* **WHAT IS BEING ASKED**
Write out the material exactly. Do not include the pictures.
─── DATA BLOCK ───
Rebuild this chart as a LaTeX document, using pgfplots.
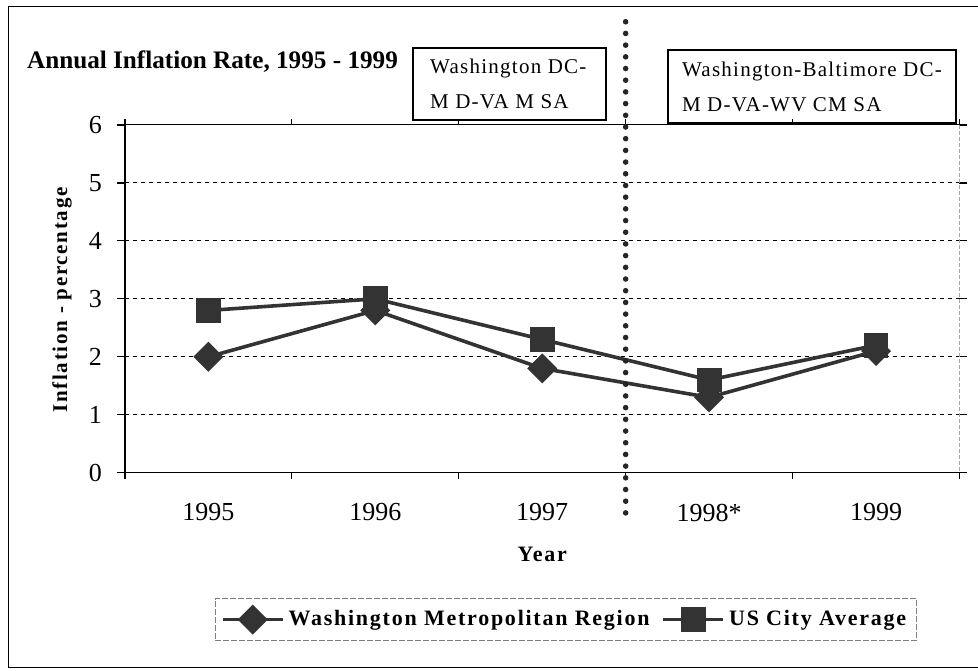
\documentclass[border=0pt]{standalone}
\usepackage{pgfplots}
\pgfplotsset{compat=1.18}
\usepackage{fontspec}
\setmainfont{Liberation Serif}
\definecolor{ser}{HTML}{333333}
\newfontfamily\spaced[LetterSpace=8]{Liberation Serif}
\newfontfamily\spacedA[LetterSpace=6]{Liberation Serif}
\newfontfamily\spacedB[LetterSpace=6]{Liberation Serif}
\begin{document}
\begin{tikzpicture}
\begin{axis}[
  scale only axis, width=417.5pt, height=174pt,
  xmin=-0.5, xmax=4.5, ymin=0, ymax=6,
  xtick={0,1,2,3,4}, xticklabels={1995,1996,1997,1998*,1999},
  minor xtick={-0.5,0.5,1.5,2.5,3.5,4.5},
  major x tick style={draw=none},
  minor x tick style={black, line width=0.6pt},
  minor tick length=3pt,
  ytick={0,1,2,3,4,5,6},
  major tick length=4pt,
  tick align=outside,
  y tick style={black, line width=0.6pt},
  ymajorgrids, major grid style={black, line width=0.5pt, dash pattern=on 2pt off 2pt},
  axis line style={draw=none},
  tick label style={font=\fontsize{13}{15}\selectfont},
  /pgf/number format/assume math mode=true,
  xticklabel style={yshift=-8pt},
  yticklabel style={xshift=-4pt},
  clip=false,
  legend style={at={(rel axis cs:0.528,-0.4224)}, anchor=center, draw=gray, dash pattern=on 3pt off 1pt, line width=0.4pt,
    legend columns=2, font=\fontsize{11}{13}\selectfont\bfseries\spaced, inner xsep=3pt, inner ysep=4pt,
    /tikz/every even column/.append style={column sep=4pt}},
  legend image code/.code={\draw[#1, mark repeat=2, mark phase=2] plot coordinates {(0pt,0pt) (15pt,0pt) (30pt,0pt)};},
]
% frame and borders
\draw[black, line width=0.5pt] (rel axis cs:1.0216,1.3391) -- (rel axis cs:-0.1401,1.3391) -- (rel axis cs:-0.1401,-0.5603) -- (rel axis cs:1.0216,-0.5603);
\path (rel axis cs:-0.1497,1.3592) rectangle (rel axis cs:1.0216,-0.5690);
\draw[black, line width=0.7pt] (rel axis cs:0,1) -- (rel axis cs:0,0) -- (rel axis cs:1,0);
\draw[black, line width=0.5pt] (rel axis cs:0,1) -- (rel axis cs:1,1);
\draw[gray!70, line width=0.5pt, dash pattern=on 2pt off 1pt] (rel axis cs:1,1) -- (rel axis cs:1,0);

\addplot[ser, line width=1.8pt, mark=square*, mark size=4.4pt, mark options={rotate=45, solid, fill=ser}]
  coordinates {(0,2.0) (1,2.8) (2,1.8) (3,1.3) (4,2.1)};
\addlegendentry{Washington Metropolitan Region}
\addplot[ser, line width=1.8pt, mark=square*, mark size=5.3pt, mark options={solid, fill=ser}]
  coordinates {(0,2.8) (1,3.0) (2,2.3) (3,1.6) (4,2.2)};
\addlegendentry{US City Average}

% separator
\draw[black!85, line width=2.8pt, line cap=round, dash pattern=on 0pt off 5.85pt] (axis cs:2.5,7.78) -- (axis cs:2.5,-0.72);

% texts
\node[anchor=west, font=\fontsize{12.6}{14}\selectfont\bfseries] at (rel axis cs:-0.1257,1.181) {Annual Inflation Rate, 1995 - 1999};
\node[draw=black, line width=1pt, minimum width=96.5pt, minimum height=36pt, inner sep=0pt] at (rel axis cs:0.4605,1.1178) {};
\node[anchor=west, align=left, inner xsep=0pt, font=\fontsize{10.5}{17.5}\selectfont\spacedA] at (rel axis cs:0.3653,1.1178) {Washington DC-\\M D-VA M SA};
\node[draw=black, line width=1pt, minimum width=144pt, minimum height=36.5pt, inner sep=0pt] at (rel axis cs:0.8228,1.1106) {};
\node[anchor=west, align=left, inner xsep=0pt, font=\fontsize{10.5}{17.5}\selectfont\spacedB] at (rel axis cs:0.6671,1.1106) {Washington-Baltimore DC-\\M D-VA-WV CM SA};
\node[font=\fontsize{11}{13}\selectfont\bfseries\spaced] at (rel axis cs:0.5,-0.236) {Year};
\node[rotate=90, font=\fontsize{10.5}{12}\selectfont\bfseries\spaced] at (rel axis cs:-0.0754,0.497) {Inflation - percentage};
\end{axis}
\end{tikzpicture}
\end{document}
───
* **CORRECT OUTPUT**
Rebuild this chart as a LaTeX document, using pgfplots.
\documentclass[border=0pt]{standalone}
\usepackage{pgfplots}
\pgfplotsset{compat=1.18}
\usepackage{fontspec}
\setmainfont{Liberation Serif}
\definecolor{ser}{HTML}{333333}
\newfontfamily\spaced[LetterSpace=8]{Liberation Serif}
\newfontfamily\spacedA[LetterSpace=6]{Liberation Serif}
\newfontfamily\spacedB[LetterSpace=6]{Liberation Serif}
\begin{document}
\begin{tikzpicture}
\begin{axis}[
  scale only axis, width=417.5pt, height=174pt,
  xmin=-0.5, xmax=4.5, ymin=0, ymax=6,
  xtick={0,1,2,3,4}, xticklabels={1995,1996,1997,1998*,1999},
  minor xtick={-0.5,0.5,1.5,2.5,3.5,4.5},
  major x tick style={draw=none},
  minor x tick style={black, line width=0.6pt},
  minor tick length=3pt,
  ytick={0,1,2,3,4,5,6},
  major tick length=4pt,
  tick align=outside,
  y tick style={black, line width=0.6pt},
  ymajorgrids, major grid style={black, line width=0.5pt, dash pattern=on 2pt off 2pt},
  axis line style={draw=none},
  tick label style={font=\fontsize{13}{15}\selectfont},
  /pgf/number format/assume math mode=true,
  xticklabel style={yshift=-8pt},
  yticklabel style={xshift=-4pt},
  clip=false,
  legend style={at={(rel axis cs:0.528,-0.4224)}, anchor=center, draw=gray, dash pattern=on 3pt off 1pt, line width=0.4pt,
    legend columns=2, font=\fontsize{11}{13}\selectfont\bfseries\spaced, inner xsep=3pt, inner ysep=4pt,
    /tikz/every even column/.append style={column sep=4pt}},
  legend image code/.code={\draw[#1, mark repeat=2, mark phase=2] plot coordinates {(0pt,0pt) (15pt,0pt) (30pt,0pt)};},
]
% frame and borders
\draw[black, line width=0.5pt] (rel axis cs:1.0216,1.3391) -- (rel axis cs:-0.1401,1.3391) -- (rel axis cs:-0.1401,-0.5603) -- (rel axis cs:1.0216,-0.5603);
\path (rel axis cs:-0.1497,1.3592) rectangle (rel axis cs:1.0216,-0.5690);
\draw[black, line width=0.7pt] (rel axis cs:0,1) -- (rel axis cs:0,0) -- (rel axis cs:1,0);
\draw[black, line width=0.5pt] (rel axis cs:0,1) -- (rel axis cs:1,1);
\draw[gray!70, line width=0.5pt, dash pattern=on 2pt off 1pt] (rel axis cs:1,1) -- (rel axis cs:1,0);

\addplot[ser, line width=1.8pt, mark=square*, mark size=4.4pt, mark options={rotate=45, solid, fill=ser}]
  coordinates {(0,2.0) (1,2.8) (2,1.8) (3,1.3) (4,2.1)};
\addlegendentry{Washington Metropolitan Region}
\addplot[ser, line width=1.8pt, mark=square*, mark size=5.3pt, mark options={solid, fill=ser}]
  coordinates {(0,2.8) (1,3.0) (2,2.3) (3,1.6) (4,2.2)};
\addlegendentry{US City Average}

% separator
\draw[black!85, line width=2.8pt, line cap=round, dash pattern=on 0pt off 5.85pt] (axis cs:2.5,7.78) -- (axis cs:2.5,-0.72);

% texts
\node[anchor=west, font=\fontsize{12.6}{14}\selectfont\bfseries] at (rel axis cs:-0.1257,1.181) {Annual Inflation Rate, 1995 - 1999};
\node[draw=black, line width=1pt, minimum width=96.5pt, minimum height=36pt, inner sep=0pt] at (rel axis cs:0.4605,1.1178) {};
\node[anchor=west, align=left, inner xsep=0pt, font=\fontsize{10.5}{17.5}\selectfont\spacedA] at (rel axis cs:0.3653,1.1178) {Washington DC-\\M D-VA M SA};
\node[draw=black, line width=1pt, minimum width=144pt, minimum height=36.5pt, inner sep=0pt] at (rel axis cs:0.8228,1.1106) {};
\node[anchor=west, align=left, inner xsep=0pt, font=\fontsize{10.5}{17.5}\selectfont\spacedB] at (rel axis cs:0.6671,1.1106) {Washington-Baltimore DC-\\M D-VA-WV CM SA};
\node[font=\fontsize{11}{13}\selectfont\bfseries\spaced] at (rel axis cs:0.5,-0.236) {Year};
\node[rotate=90, font=\fontsize{10.5}{12}\selectfont\bfseries\spaced] at (rel axis cs:-0.0754,0.497) {Inflation - percentage};
\end{axis}
\end{tikzpicture}
\end{document}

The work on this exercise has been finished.